Wall Street Recidivism

Jagjit Singh
Friday October 31, 2014 - 10:04:00 AM

Buoyed by the certainty that that the Justice Department would never hold the titans of Wall Street accountable for their financial shenanigans, they are back engaging in the same dirty business. Just two years after conducting massive fraud, some of the world’s biggest banks are now suspected of a repeat performance. Several large banks and their hired guns - high powered consulting firms - are again in the cross hairs of federal prosecutors. 

Several large foreign banks have been cited for doing business with Iran in violation of US law which was enacted out of deference to Israel which is itself in complete violation of international law. Makes sense? 
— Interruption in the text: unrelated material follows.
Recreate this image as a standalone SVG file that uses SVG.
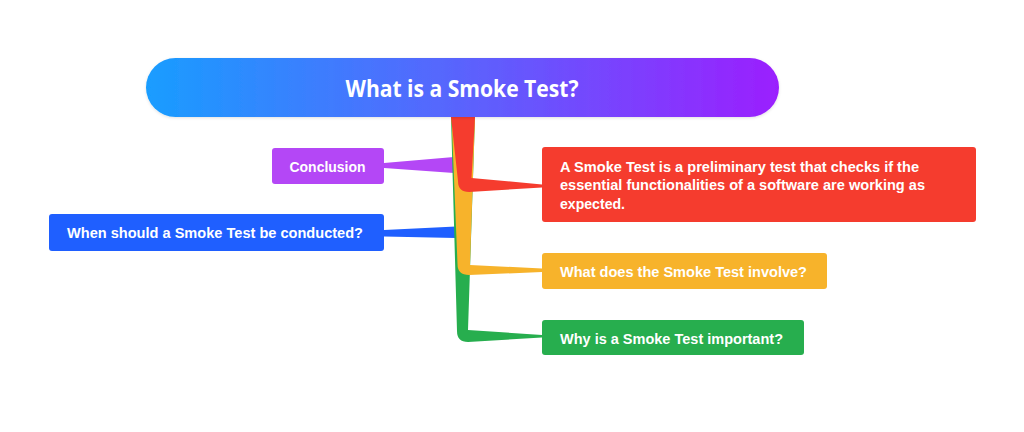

Historically, when banks have repeatedly run afoul of the law, they have paid a small fine, pocketed huge bonuses and returned to business as usual in sharp contrast to the average ‘small’ petty criminal. The fines are tax deductible and regarded as the cost of doing business. 

Prosecutors have traditionally favored so-called deferred-prosecution agreements, which suspend criminal charges in exchange for the bank’s paying a fine and promising to curtail their criminal behavior. This has enabled a disturbing pattern of Wall Street recidivism. It is ironic that when assessing the magnitude of the criminal behavior, the government outsources the task to consultants who are often the bank’s own customers. In short, the system is rotten to the core.